Infrastructure constraints 

The German business case for opportunity heating highlights the need for an integrated view on the energy transition that should optimally utilize the synergies between the various aspects of the energy system. There are still significant synergies possible between variable renewable generation, flexible demand with a theoretically infinite sustain time, and the electricity network. We briefly discuss three of them: non-firm capacity, interruptible capacity, and capacity pooling. Compared to congestion management, the latter two options offer the additional advantage of opportunity demand, potentially giving industry a more secure and sustained coverage for the required investments. In this paper, we define non-firm capacity as capacity for generation or demand that can be shed in advance to avoid congestion. We define interruptible capacity as capacity that can be instantaneously shed to free up capacity for higher-priority load. Because of this, it can make use of the reserve capacity in the transmission system needed to preserve the N-1 redundancy criterion. An alternative way of looking at it is that the load provides an ‘N-1 service’ to the network. With capacity pooling, several loads and generation units in a confined geographical area collectively contract capacity and are free to share it between themselves, as long as their total used capacity remains within the boundaries agreed upon with the grid operator. This allows the participants to exploit the synergies between their loads. We show that significant synergies can be achieved through smart electrification of industry by applying opportunity demand to reduce the impact on the network and even help to reduce the impact of variable renewable electricity generation.

Conclusions

In summary:

Opportunity demand, especially for industrial heating, is becoming an economically attractive way for industry to gradually electrify using renewable electricity and can become an important mechanism to support the energy transition.

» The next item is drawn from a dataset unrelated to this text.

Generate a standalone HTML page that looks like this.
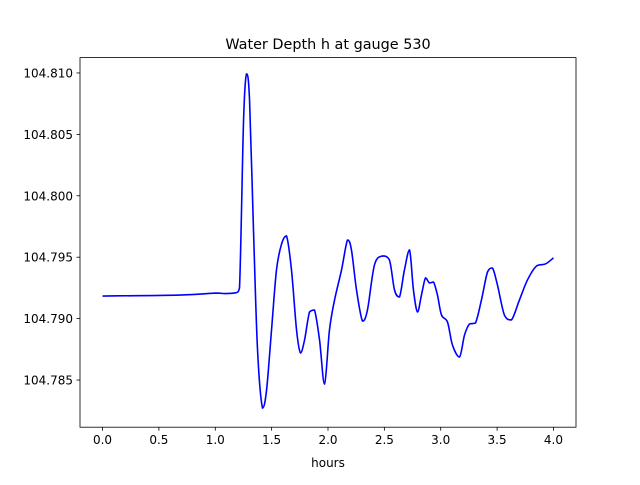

Opportunity demand supports the business case for renewables and for electricity storage. It provides a floor price for electricity based on the cost of the alternative (e.g. natural gas instead of electricity for industrial heating), thus avoiding zero prices.

Opportunity demand is well-suited to optimize the use of the electricity transportation and distribution grid. It can be applied as non-firm capacity, as interruptible capacity, or for capacity pooling. All three mechanisms promote optimal use of the grid.